Another prominent politician on the Bathong client list, Free State Premier Beatrice Marshoff, this week made a brief appearance at a Cape court during the travel agency's liquidation proceedings - including an inquiry into her travel expenses that involved cancelled tickets of more than R95 000 with refunds standing at R8 622.

She is unlikely to reappear after liquidators said she was "helpful" and provided them with valuable information.

Bathong boasted more than 200 MPs as clients.

The politicians whose names appeared on parliament's audit list, and were asked to explain who paid for land-based travel - mostly hired cars - and other related expenses that they booked through Bathong Travel, more than 60 are said to have agreed to repay expenses.

In some cases these run into hundreds of thousands of rands.

For example, one doyenne of Cape Town politics is repaying about R235 000 for cars hired in her name but, in several cases, driven by well-known Cape ANC figures.

But while senior politicians quietly strike deals, few - if any - are likely to face criminal charges, given that, so far, the MPs charged along with travel agents have been relatively small fry.

Tomorrow the Parliamentary Oversight Committee is scheduled to be briefed by the NPA on the Travelgate investigation.

This panel includes presiding officers, their deputies, and the chief whips of the ANC, Democratic Alliance and Inkatha Freedom Party.

DA chief whip Douglas Gibson said he was concerned at the discrepancies between progress achieved through liquidation hearings and related civil proceedings and the criminal investigations, where relatively few low-ranking MPs face criminal charges.

Gibson said he would be questioning which big fish - including ministers and chief whips - had been identified by forensic auditors.

The Travelgate probe - both criminal and civil - has taken several years and has been characterised by intrigue and mudslinging.

The principal whistleblower, Chief Financial Officer Harry Charlton, was dismissed from parliament early this year following a disciplinary hearing that Charlton claimed was motivated by the need to put a lid on Travelgate and silence him.

When the NPA first became involved in the criminal probe into the scam, Goniwe used the opportunity of a media briefing to attack the integrity of the NPA - a move analysts criticised as "designed to deflect attention from the fact that parliament and political parties are not taking action against members implicated in the abuse of travel funds".

He said the Scorpions' probe "smacked of dubious intentions", and resembled a circus. It was intended only to "showcase South Africa as a criminal paradise".

He said the Scorpions should appear in parliament to explain their actions - a demand later watered down by his colleagues.

But it was Goniwe who later announced the resignations of five MPs who plea-bargained with the NPA amid speculation that the disgraced MPs had been betrayed because they were promised they could retain their seats.

Another accused MP, Garth Mngomezulu, who is paying off a vast amount of car hire debt, resigned from parliament earlier this week.

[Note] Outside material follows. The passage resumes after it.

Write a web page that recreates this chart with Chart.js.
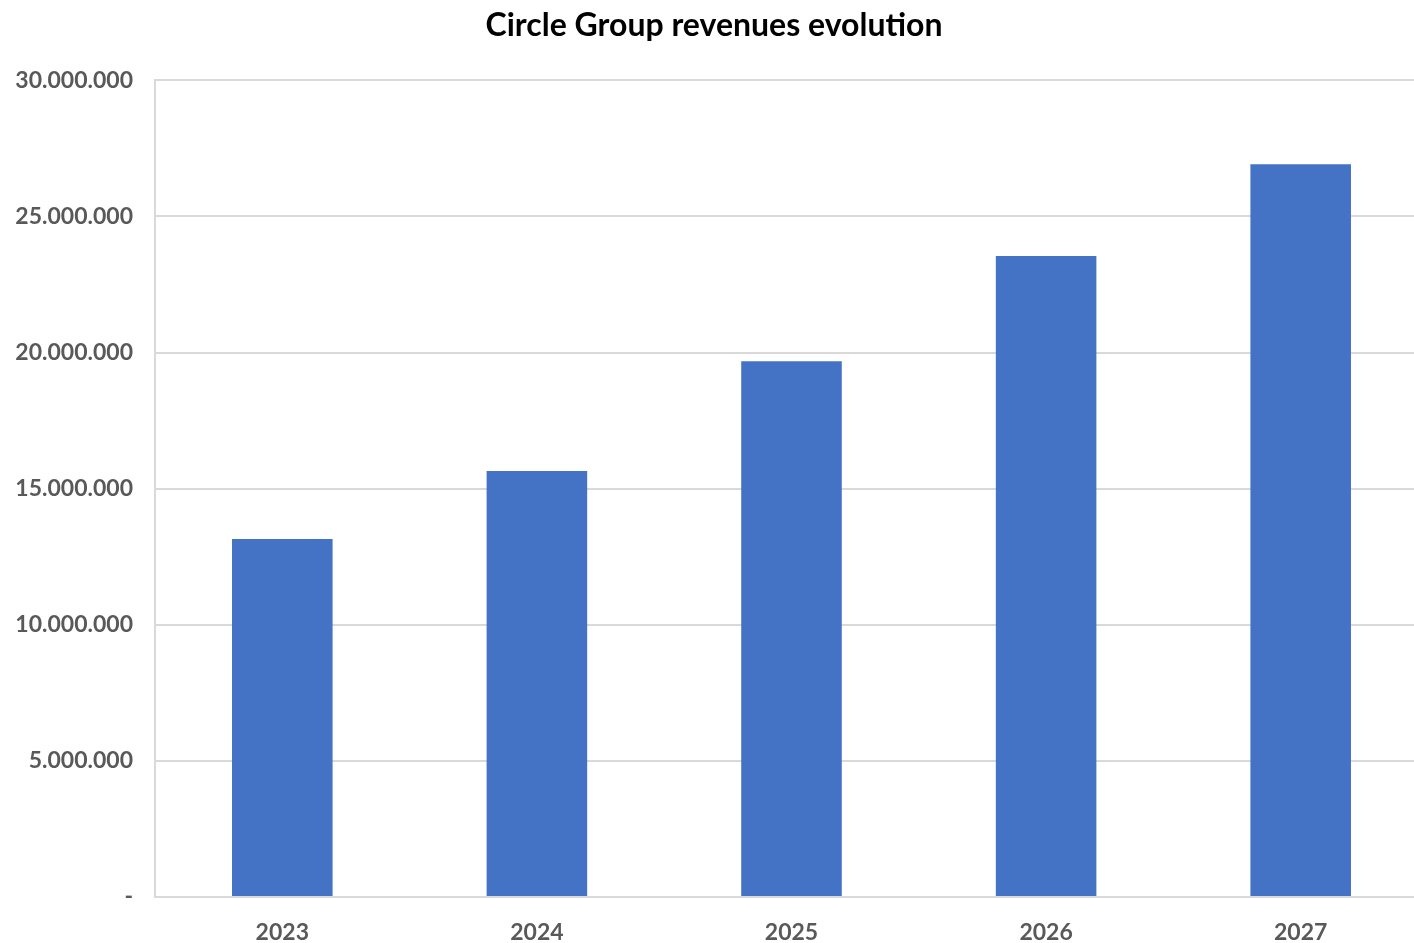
<!DOCTYPE html>
<html>
<head>
<meta charset="utf-8">
<script src="https://cdn.jsdelivr.net/npm/chart.js@4"></script>
<style>
  html, body { margin: 0; padding: 0; background: #fff; overflow: hidden; }
  #wrap { width: 1428px; height: 943px; }
</style>
</head>
<body>
<div id="wrap"><canvas id="revChart"></canvas></div>
<script>
// Revenue bars
var years = ["2023", "2024", "2025", "2026", "2027"];
var revenues = [13150000, 15650000, 19680000, 23550000, 26920000];
var barColor = "#4472c4";

function fmt(v) {
  if (v === 0) return "-";
  return String(v).replace(/\B(?=(\d{3})+(?!\d))/g, ".");
}

var tickFont = { family: "Lato", size: 23, weight: "bold" };

new Chart("revChart", {
  type: "bar",
  data: {
    labels: years,
    datasets: [{
      backgroundColor: barColor,
      data: revenues,
      barPercentage: 0.79,
      categoryPercentage: 0.5
    }]
  },
  options: {
    responsive: true,
    maintainAspectRatio: false,
    animation: false,
    plugins: {
      legend: { display: false },
      tooltip: { enabled: false },
      title: {
        display: true,
        text: "Circle Group revenues evolution",
        color: "#000",
        font: { family: "Lato", size: 32, weight: "bold" },
        padding: { top: 6, bottom: 36 }
      }
    },
    scales: {
      x: {
        afterFit: function (s) { s.height = 46; },
        grid: { display: false },
        border: { color: "#d9d9d9", width: 2 },
        ticks: {
          color: "#595959",
          font: tickFont,
          padding: 14
        }
      },
      y: {
        min: 0,
        max: 30000000,
        afterFit: function (s) { s.width = 155; },
        grid: { color: "#d9d9d9", lineWidth: 2, drawTicks: false },
        border: { color: "#d9d9d9", width: 2 },
        ticks: {
          stepSize: 5000000,
          color: "#595959",
          font: tickFont,
          padding: 22,
          callback: function (v) { return fmt(v); }
        }
      }
    }
  }
});
</script>
</body>
</html>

Parliament's public relations officer, Luzuko Jacobs, this weekend said parliament was not in a position to comment on repayments decided in the liquidation process. Its only interest was in making sure it was reimbursed money owed to it.

He pointed out some of the debts being repaid might have been incurred through bona fide business relationships

"Any payment agreements would be entered into directly between debtors and the liquidators. Parliament would therefore not necessarily have information of all payment agreements.

Whether or not the ministers owe money as well as the circumstances of their indebtedness would be outside of parliament's ambit in this process," Jacobs said.